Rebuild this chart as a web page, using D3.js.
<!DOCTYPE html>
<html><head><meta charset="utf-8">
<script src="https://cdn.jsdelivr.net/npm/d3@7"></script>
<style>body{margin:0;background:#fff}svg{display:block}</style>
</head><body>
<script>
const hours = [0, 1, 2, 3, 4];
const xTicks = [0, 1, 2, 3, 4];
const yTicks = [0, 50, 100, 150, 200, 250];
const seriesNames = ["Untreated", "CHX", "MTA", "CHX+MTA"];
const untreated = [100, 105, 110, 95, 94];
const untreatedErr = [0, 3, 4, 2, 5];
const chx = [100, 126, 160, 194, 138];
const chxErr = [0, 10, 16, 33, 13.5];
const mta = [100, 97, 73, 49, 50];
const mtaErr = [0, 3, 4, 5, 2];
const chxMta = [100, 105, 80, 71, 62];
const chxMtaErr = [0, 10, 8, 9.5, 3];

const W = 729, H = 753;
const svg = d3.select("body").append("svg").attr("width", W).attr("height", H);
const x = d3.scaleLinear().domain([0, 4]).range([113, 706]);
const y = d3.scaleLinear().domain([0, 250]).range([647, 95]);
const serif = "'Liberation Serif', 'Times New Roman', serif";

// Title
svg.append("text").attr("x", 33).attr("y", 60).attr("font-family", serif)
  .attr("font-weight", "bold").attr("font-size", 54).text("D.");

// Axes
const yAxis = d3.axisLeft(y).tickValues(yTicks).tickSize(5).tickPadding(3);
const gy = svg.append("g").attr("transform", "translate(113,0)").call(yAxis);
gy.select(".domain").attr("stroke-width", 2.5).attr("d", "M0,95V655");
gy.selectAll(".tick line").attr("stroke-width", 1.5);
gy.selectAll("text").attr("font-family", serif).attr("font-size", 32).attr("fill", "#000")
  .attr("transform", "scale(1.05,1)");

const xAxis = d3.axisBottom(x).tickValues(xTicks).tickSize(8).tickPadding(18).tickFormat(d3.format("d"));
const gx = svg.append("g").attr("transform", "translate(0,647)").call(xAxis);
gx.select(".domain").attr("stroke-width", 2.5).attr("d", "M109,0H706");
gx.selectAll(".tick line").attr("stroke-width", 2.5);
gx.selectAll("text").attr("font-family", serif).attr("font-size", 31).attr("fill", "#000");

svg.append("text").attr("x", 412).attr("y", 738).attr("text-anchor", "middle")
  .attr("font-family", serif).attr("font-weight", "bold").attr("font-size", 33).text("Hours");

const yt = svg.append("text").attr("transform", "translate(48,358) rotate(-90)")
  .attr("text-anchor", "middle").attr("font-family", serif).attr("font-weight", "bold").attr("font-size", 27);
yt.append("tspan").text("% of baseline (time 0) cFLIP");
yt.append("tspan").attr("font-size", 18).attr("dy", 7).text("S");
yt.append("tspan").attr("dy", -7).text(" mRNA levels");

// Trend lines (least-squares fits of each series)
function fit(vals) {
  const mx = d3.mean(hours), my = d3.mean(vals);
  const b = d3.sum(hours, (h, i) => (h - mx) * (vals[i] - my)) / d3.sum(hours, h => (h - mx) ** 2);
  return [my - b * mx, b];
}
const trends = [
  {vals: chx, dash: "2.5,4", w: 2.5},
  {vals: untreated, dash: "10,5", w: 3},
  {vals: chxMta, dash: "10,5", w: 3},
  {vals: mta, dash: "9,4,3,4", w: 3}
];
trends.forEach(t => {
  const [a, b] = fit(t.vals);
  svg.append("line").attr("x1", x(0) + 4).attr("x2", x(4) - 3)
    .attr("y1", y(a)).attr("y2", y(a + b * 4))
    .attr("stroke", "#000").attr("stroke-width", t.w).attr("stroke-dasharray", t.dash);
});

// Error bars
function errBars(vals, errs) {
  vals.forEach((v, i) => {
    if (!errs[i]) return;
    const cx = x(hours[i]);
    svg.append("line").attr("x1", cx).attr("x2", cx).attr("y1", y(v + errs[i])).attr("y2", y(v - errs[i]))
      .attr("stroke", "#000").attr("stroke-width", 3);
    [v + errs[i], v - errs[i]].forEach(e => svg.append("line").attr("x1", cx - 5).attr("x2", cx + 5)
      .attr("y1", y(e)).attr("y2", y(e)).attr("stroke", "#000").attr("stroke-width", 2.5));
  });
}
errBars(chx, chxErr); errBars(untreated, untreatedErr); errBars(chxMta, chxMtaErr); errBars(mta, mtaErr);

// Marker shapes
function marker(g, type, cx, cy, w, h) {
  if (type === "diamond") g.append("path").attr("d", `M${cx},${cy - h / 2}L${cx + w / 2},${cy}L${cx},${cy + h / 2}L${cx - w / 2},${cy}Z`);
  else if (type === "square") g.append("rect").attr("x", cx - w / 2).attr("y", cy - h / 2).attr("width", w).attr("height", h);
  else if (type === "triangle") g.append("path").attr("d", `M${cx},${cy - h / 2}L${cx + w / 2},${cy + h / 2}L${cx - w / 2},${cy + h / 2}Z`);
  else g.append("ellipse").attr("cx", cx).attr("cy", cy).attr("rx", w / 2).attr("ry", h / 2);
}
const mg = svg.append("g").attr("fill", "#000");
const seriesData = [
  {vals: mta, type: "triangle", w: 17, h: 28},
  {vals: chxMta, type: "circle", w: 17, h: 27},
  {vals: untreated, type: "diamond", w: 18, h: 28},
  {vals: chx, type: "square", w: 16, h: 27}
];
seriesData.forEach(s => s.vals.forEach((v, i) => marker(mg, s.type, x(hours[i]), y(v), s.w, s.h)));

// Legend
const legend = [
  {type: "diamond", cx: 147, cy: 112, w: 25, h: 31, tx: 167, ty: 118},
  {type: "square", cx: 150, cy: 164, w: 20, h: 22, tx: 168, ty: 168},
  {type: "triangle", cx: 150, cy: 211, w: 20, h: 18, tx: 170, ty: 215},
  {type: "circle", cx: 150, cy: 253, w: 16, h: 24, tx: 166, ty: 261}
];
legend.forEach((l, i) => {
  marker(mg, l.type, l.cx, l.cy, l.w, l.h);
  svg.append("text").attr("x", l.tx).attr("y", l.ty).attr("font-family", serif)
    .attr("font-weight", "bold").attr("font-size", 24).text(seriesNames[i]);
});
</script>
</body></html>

++++++++

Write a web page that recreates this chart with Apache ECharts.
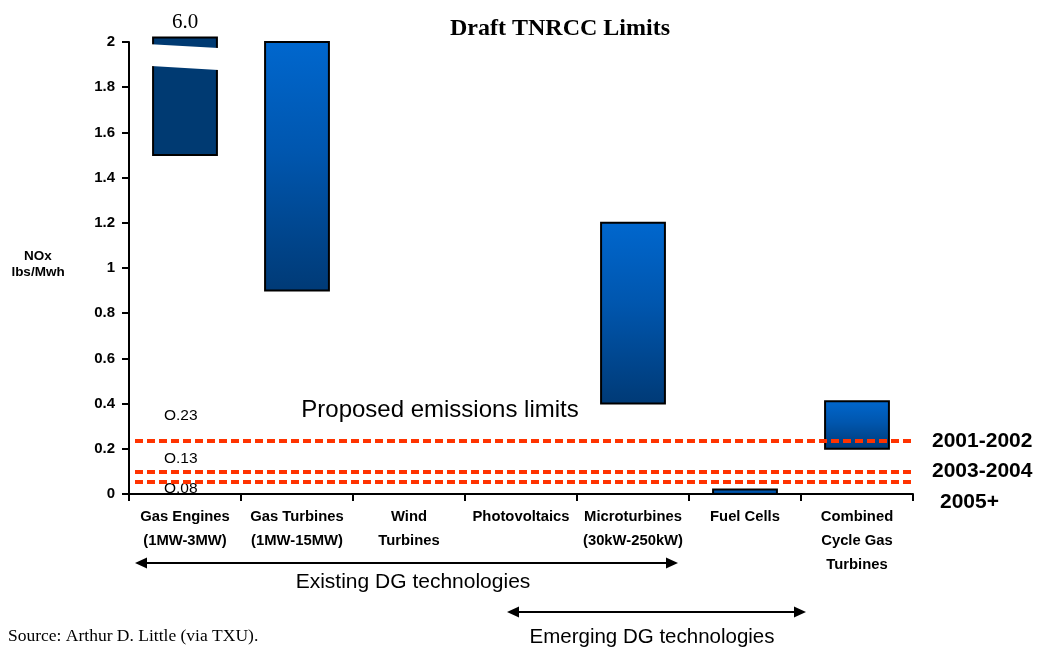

++++++++

◆ **PROBLEM TO SOLVE**:
Taking the material above, extract exactly and only the lines from the line with "Rebuild this chart" to the line with "const chxMtaErr = [0, 10, 8, 9.5, 3];", inclusive of both.

◆ **REPLY TO THE EXERCISE**:
Rebuild this chart as a web page, using D3.js.
<!DOCTYPE html>
<html><head><meta charset="utf-8">
<script src="https://cdn.jsdelivr.net/npm/d3@7"></script>
<style>body{margin:0;background:#fff}svg{display:block}</style>
</head><body>
<script>
const hours = [0, 1, 2, 3, 4];
const xTicks = [0, 1, 2, 3, 4];
const yTicks = [0, 50, 100, 150, 200, 250];
const seriesNames = ["Untreated", "CHX", "MTA", "CHX+MTA"];
const untreated = [100, 105, 110, 95, 94];
const untreatedErr = [0, 3, 4, 2, 5];
const chx = [100, 126, 160, 194, 138];
const chxErr = [0, 10, 16, 33, 13.5];
const mta = [100, 97, 73, 49, 50];
const mtaErr = [0, 3, 4, 5, 2];
const chxMta = [100, 105, 80, 71, 62];
const chxMtaErr = [0, 10, 8, 9.5, 3];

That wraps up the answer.